# Supplied data
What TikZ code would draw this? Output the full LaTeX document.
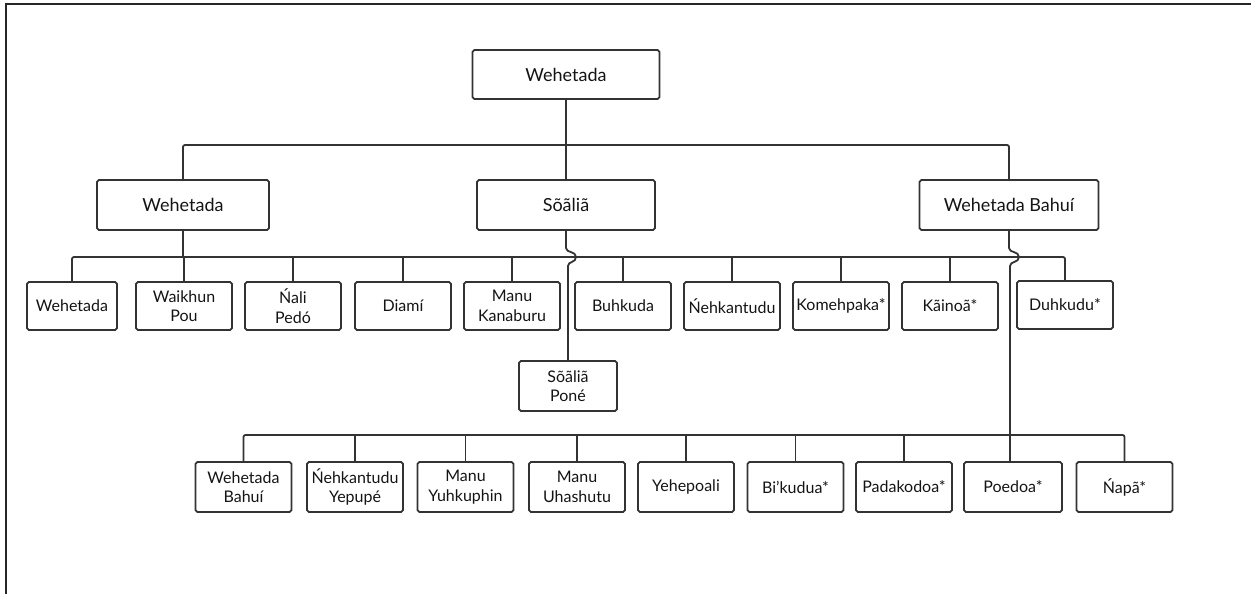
\documentclass[tikz,border=0pt]{standalone}
\usepackage{fontspec}
\setmainfont{Lato}
\begin{document}
\begin{tikzpicture}[x=1pt,y=-1pt,
  ln/.style={draw=black!80, line width=1.8pt},
  box/.style={ln, rounded corners=1.8pt, align=center, text=black!92, inner sep=0pt,
    minimum width=96, minimum height=48, font=\fontsize{16}{19.5}\selectfont},
  big/.style={box, minimum height=50, font=\fontsize{18}{21}\selectfont},
  frame/.style={draw=black!85, line width=1.6pt}]
\useasboundingbox (0,0) rectangle (1251,594);
\draw[frame] (6,594) -- (6,4) -- (1251,4);

\coordinate (bus2) at (0,145);
\coordinate (bus3) at (0,257);
\coordinate (bus4) at (0,435);

% level 1 and 2
\node[big, minimum width=187, minimum height=49] (root) at (566,74.5) {Wehetada};
\node[big, minimum width=172] (w2) at (183,205) {Wehetada};
\node[big, minimum width=178] (s) at (566,205) {Sõãliã};
\node[big, minimum width=179] (wb) at (1009,205) {Wehetada Bahuí};

% level 3
\node[box, minimum width=90] (t1) at (72,306) {Wehetada};
\node[box] (t2) at (184,306) {Waikhun\\Pou};
\node[box] (t3) at (293,306) {Ńali\\Pedó};
\node[box] (t4) at (403,306) {Diamí};
\node[box] (t5) at (512,306) {Manu\\Kanaburu};
\node[box] (t6) at (623,306) {Buhkuda};
\node[box] (t7) at (732,306) {Ńehkantudu};
\node[box] (t8) at (841,306) {Komehpaka*};
\node[box] (t9) at (950,306) {Kãinoã*};
\node[box] (t10) at (1065,305) {Duhkudu*};

\node[box, minimum width=98, minimum height=50] (sp) at (568,386) {Sõãliã\\Poné};

% level 4
\node[box, minimum height=50] (f1) at (243.5,487) {Wehetada\\Bahuí};
\node[box, minimum height=50] (f2) at (355,487) {Ńehkantudu\\Yepupé};
\node[box, minimum height=50] (f3) at (465.5,487) {Manu\\Yuhkuphin};
\node[box, minimum height=50] (f4) at (577,487) {Manu\\Uhashutu};
\node[box, minimum height=50] (f5) at (686,487) {Yehepoali};
\node[box, minimum height=50] (f6) at (795.5,487) {Bi’kudua*};
\node[box, minimum height=50] (f7) at (904,487) {Padakodoa*};
\node[box, minimum height=50, minimum width=98] (f8) at (1013,487) {Poedoa*};
\node[box, minimum height=50] (f9) at (1124.5,487) {Ńapã*};

% connectors level 1-2
\draw[ln, rounded corners=2pt] (w2.north) |- (wb.north |- bus2) -- (wb.north);
\draw[ln] (root.south) -- (s.north);

% level 3 bus
\draw[ln, rounded corners=2pt] (t1.north) |- (t10.north |- bus3) -- (t10.north);
\draw[ln] (w2.south) -- (w2.south |- bus3);
\foreach \n in {t2,t3,t4,t5,t6,t7,t8,t9}
  \draw[ln] (\n.north) -- (\n.north |- bus3);

% hop lines
\coordinate (hs) at (568,266);
\draw[ln] (s.south) -- (566,248) .. controls (566,253) and (576,251) .. (576,257)
  .. controls (576,263) and (568,261) .. (hs) -- (sp.north);
\coordinate (hw) at (1010,266);
\draw[ln] (wb.south) -- (1009,248) .. controls (1009,253) and (1019,251) .. (1019,257)
  .. controls (1019,263) and (1010,261) .. (hw) -- (hw |- f8.north);

% level 4 bus
\draw[ln, rounded corners=2pt] (f1.north) |- (f9.north |- bus4) -- (f9.north);
\foreach \n in {f2,f3,f4,f5,f6,f7}
  \draw[ln] (\n.north) -- (\n.north |- bus4);
\end{tikzpicture}
\end{document}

# Stated goal
Repeat the full listing above exactly, with no pictures in the copy.

# The output
What TikZ code would draw this? Output the full LaTeX document.
\documentclass[tikz,border=0pt]{standalone}
\usepackage{fontspec}
\setmainfont{Lato}
\begin{document}
\begin{tikzpicture}[x=1pt,y=-1pt,
  ln/.style={draw=black!80, line width=1.8pt},
  box/.style={ln, rounded corners=1.8pt, align=center, text=black!92, inner sep=0pt,
    minimum width=96, minimum height=48, font=\fontsize{16}{19.5}\selectfont},
  big/.style={box, minimum height=50, font=\fontsize{18}{21}\selectfont},
  frame/.style={draw=black!85, line width=1.6pt}]
\useasboundingbox (0,0) rectangle (1251,594);
\draw[frame] (6,594) -- (6,4) -- (1251,4);

\coordinate (bus2) at (0,145);
\coordinate (bus3) at (0,257);
\coordinate (bus4) at (0,435);

% level 1 and 2
\node[big, minimum width=187, minimum height=49] (root) at (566,74.5) {Wehetada};
\node[big, minimum width=172] (w2) at (183,205) {Wehetada};
\node[big, minimum width=178] (s) at (566,205) {Sõãliã};
\node[big, minimum width=179] (wb) at (1009,205) {Wehetada Bahuí};

% level 3
\node[box, minimum width=90] (t1) at (72,306) {Wehetada};
\node[box] (t2) at (184,306) {Waikhun\\Pou};
\node[box] (t3) at (293,306) {Ńali\\Pedó};
\node[box] (t4) at (403,306) {Diamí};
\node[box] (t5) at (512,306) {Manu\\Kanaburu};
\node[box] (t6) at (623,306) {Buhkuda};
\node[box] (t7) at (732,306) {Ńehkantudu};
\node[box] (t8) at (841,306) {Komehpaka*};
\node[box] (t9) at (950,306) {Kãinoã*};
\node[box] (t10) at (1065,305) {Duhkudu*};

\node[box, minimum width=98, minimum height=50] (sp) at (568,386) {Sõãliã\\Poné};

% level 4
\node[box, minimum height=50] (f1) at (243.5,487) {Wehetada\\Bahuí};
\node[box, minimum height=50] (f2) at (355,487) {Ńehkantudu\\Yepupé};
\node[box, minimum height=50] (f3) at (465.5,487) {Manu\\Yuhkuphin};
\node[box, minimum height=50] (f4) at (577,487) {Manu\\Uhashutu};
\node[box, minimum height=50] (f5) at (686,487) {Yehepoali};
\node[box, minimum height=50] (f6) at (795.5,487) {Bi’kudua*};
\node[box, minimum height=50] (f7) at (904,487) {Padakodoa*};
\node[box, minimum height=50, minimum width=98] (f8) at (1013,487) {Poedoa*};
\node[box, minimum height=50] (f9) at (1124.5,487) {Ńapã*};

% connectors level 1-2
\draw[ln, rounded corners=2pt] (w2.north) |- (wb.north |- bus2) -- (wb.north);
\draw[ln] (root.south) -- (s.north);

% level 3 bus
\draw[ln, rounded corners=2pt] (t1.north) |- (t10.north |- bus3) -- (t10.north);
\draw[ln] (w2.south) -- (w2.south |- bus3);
\foreach \n in {t2,t3,t4,t5,t6,t7,t8,t9}
  \draw[ln] (\n.north) -- (\n.north |- bus3);

% hop lines
\coordinate (hs) at (568,266);
\draw[ln] (s.south) -- (566,248) .. controls (566,253) and (576,251) .. (576,257)
  .. controls (576,263) and (568,261) .. (hs) -- (sp.north);
\coordinate (hw) at (1010,266);
\draw[ln] (wb.south) -- (1009,248) .. controls (1009,253) and (1019,251) .. (1019,257)
  .. controls (1019,263) and (1010,261) .. (hw) -- (hw |- f8.north);

% level 4 bus
\draw[ln, rounded corners=2pt] (f1.north) |- (f9.north |- bus4) -- (f9.north);
\foreach \n in {f2,f3,f4,f5,f6,f7}
  \draw[ln] (\n.north) -- (\n.north |- bus4);
\end{tikzpicture}
\end{document}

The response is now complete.